Political Correctness, for all its crazy abuses, was born out of a recognition that some people have suffered because the ways others talked about them, made choices about who they were or were supposed to be, and kept them out of important areas of social life in material and symbolic ways. Women have been diminished by the term girl, just as to call a Black man a "boy" clearly communicates racial hierarchies. The term "Oriental," as opposed to Asian, carry a clear point of reference (Oriental means East. East of What?) These are real concerns about real people. If Christians want to be concerned about real people and the suffering they (and we) experience, where can we find the language that hasn't been poisoned by Political Correctness?

The answer, of course, is Scripture. The concerns of the Politically Correct - power, domination, exclusion, oppression - are not new. Jesus spoke of these very concerns with almost constant regularity. He spoke of Power and Oppression, but he did not call for Tolerance and the Exercise of Agency, he called for Justice, and for the Powerful to work on behalf of the Powerless. The Old Testament is rife with language for us to speak of the Stranger (i.e., the "Other"), the Alien (Undocumented Worker), and the oppressed (the Economically Margianlized.) But this language only becomes relevant to our faith as we take it up again, and actually use it.

The specter of Political Correctness has kept some of the favorite topics of the Left away from the Christian community.

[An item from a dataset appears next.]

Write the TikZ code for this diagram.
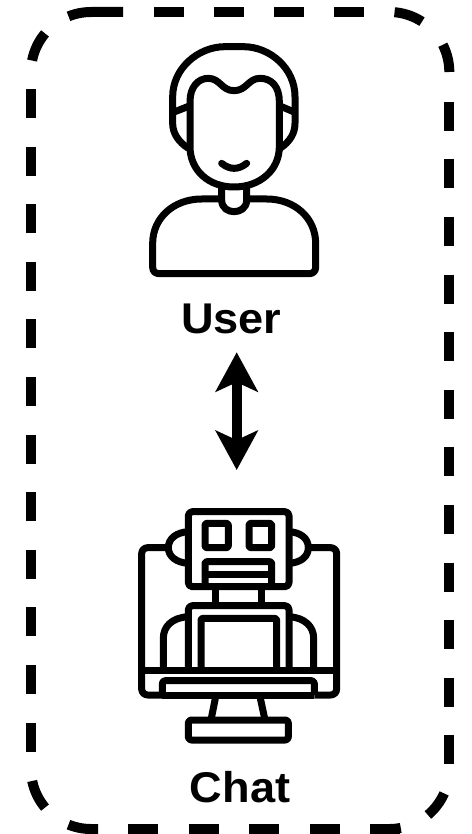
\documentclass[tikz,border=0pt]{standalone}
\usepackage{fontspec}
\setmainfont{Liberation Sans}
\usetikzlibrary{arrows.meta}
\tikzset{
  borderline/.style={line width=10pt,line cap=butt,black},
  icon/.style={line width=7pt,line join=round,line cap=butt,black},
  label/.style={font=\fontsize{43}{43}\selectfont\bfseries,inner sep=0pt,anchor=base,xscale=1.05,transform shape},
  twohead/.style={{Stealth[length=39.3pt,width=42pt,inset=9.4pt]}-{Stealth[length=39.3pt,width=42pt,inset=9.4pt]},line width=10pt,black}
}
\newcommand{\cornerarc}[4]{\draw[borderline] plot[domain=#3:#4,samples=14,smooth] ({#1+60*cos(\x)},{#2+60*sin(\x)});}
\begin{document}
\begin{tikzpicture}[x=1pt,y=-1pt]
\useasboundingbox (0,0) rectangle (471,834);
% dashed border
\foreach \n in {0,...,11} {
  \draw[borderline] (31,{89+57.6*\n}) -- (31,{118+57.6*\n});
  \draw[borderline] (449.3,{101.7+57.6*\n}) -- (449.3,{130.7+57.6*\n});
}
\foreach \n in {0,...,3} {
  \draw[borderline] ({154+60*\n},12) -- ({183.5+60*\n},12);
}
\foreach \n in {0,...,4} {
  \draw[borderline] ({128+60.5*\n},829) -- ({158+60.5*\n},829);
}
\draw[borderline] plot[domain=248:270,samples=8,smooth] ({91+60*cos(\x)},{72+60*sin(\x)}) -- (123,12);
\cornerarc{91}{72}{191}{220}
\cornerarc{389.3}{72}{275}{303}
\cornerarc{389.3}{72}{333}{360}
\cornerarc{389.3}{769}{24}{50}
\draw[borderline] plot[domain=79:90,samples=6,smooth] ({389.3+60*cos(\x)},{769+60*sin(\x)}) -- (370,829);
\draw[borderline] plot[domain=112:90,samples=8,smooth] ({91+60*cos(\x)},{769+60*sin(\x)}) -- (98,829);
\cornerarc{91}{769}{140}{168.5}
% user icon
\begin{scope}[shift={(130,30)},scale=1/3,icon]
  \draw (175,355) .. controls (145,335) and (128,310) .. (128,280) -- (128,200) .. controls (128,115) and (205,50) .. (285,50) -- (340,50) .. controls (420,50) and (495,115) .. (495,200) -- (495,280) .. controls (495,310) and (480,335) .. (450,355);
  \draw (135,245) -- (178,228);
  \draw (490,245) -- (450,228);
  \draw (180,215) .. controls (180,170) and (205,145) .. (235,145) .. controls (270,145) and (275,182) .. (312,182) .. controls (350,182) and (355,145) .. (390,145) .. controls (425,145) and (448,170) .. (448,215) -- (448,350) .. controls (448,420) and (390,471) .. (312,471) .. controls (235,471) and (180,420) .. (180,350) -- cycle;
  \draw[line cap=round] (275,400) .. controls (300,420) and (325,420) .. (350,400);
  \draw (275,470) -- (275,510) .. controls (275,535) and (295,545) .. (312,545) .. controls (330,545) and (350,535) .. (350,510) -- (350,470);
  \draw (275,507) -- (215,507) .. controls (130,507) and (68,565) .. (68,640) -- (68,712) .. controls (68,724) and (76,731) .. (88,731) -- (537,731) .. controls (549,731) and (557,724) .. (557,712) -- (557,640) .. controls (557,565) and (495,507) .. (410,507) -- (350,507);
\end{scope}
% robot icon
\begin{scope}[shift={(125,495)},scale=1/3,icon]
  \draw[rounded corners=4pt] (190,50) rectangle (492,275);
  \draw[rounded corners=2pt] (240,85) rectangle (310,158);
  \draw[rounded corners=2pt] (372,85) rectangle (440,158);
  \draw[rounded corners=2pt] (240,275) -- (240,200) -- (440,200) -- (440,275);
  \draw (240,237) -- (440,237);
  \draw (190,110) .. controls (155,112) and (130,130) .. (130,158) .. controls (130,185) and (155,203) .. (190,205);
  \draw (492,110) .. controls (527,112) and (550,130) .. (550,158) .. controls (550,185) and (527,203) .. (492,205);
  \draw[rounded corners=6pt] (130,158) -- (50,158) -- (50,600) -- (112,600);
  \draw[rounded corners=6pt] (550,158) -- (635,158) -- (635,600) -- (568,600);
  \draw (50,525) -- (635,525);
  \draw[rounded corners=3pt] (112,600) -- (112,557) -- (568,557) -- (568,600);
  \draw (112,600) -- (568,600);
  \draw (272,275) -- (272,330);
  \draw (410,275) -- (410,330);
  \draw[rounded corners=4pt] (190,525) -- (190,332) -- (492,332) -- (492,525);
  \draw[rounded corners=2pt] (228,525) -- (228,370) -- (455,370) -- (455,525);
  \draw (190,365) .. controls (140,368) and (115,395) .. (115,430) -- (115,525);
  \draw (492,365) .. controls (540,368) and (566,395) .. (566,430) -- (566,525);
  \draw (272,605) -- (258,675);
  \draw (405,605) -- (420,675);
  \draw[rounded corners=3pt] (190,675) rectangle (490,735);
\end{scope}
% labels and arrow
\node[label] (user) at (231.2,333) {User};
\node[label] (chat) at (240,802.7) {Chat};
\coordinate (arrowtop) at (236.7,352.3);
\coordinate (arrowbot) at (236.7,470);
\draw[twohead] (arrowtop) -- (arrowbot);
\end{tikzpicture}
\end{document}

Race, economic oppression and social power have been shunned as theological or ecclesiological categories, left entirely to "the world." Christians have very little voice in the questions of Diversity (to use the language of our school) because they won't go near the real issues anymore.

We need not, and should not, become thought police by bringing a new language to bear on the questions of justice, race, oppression, gender and so forth. But we must reclaim the territory taken from us. Those on the Right should not be afraid; these are not issues of the Left. These are issues of the Lord.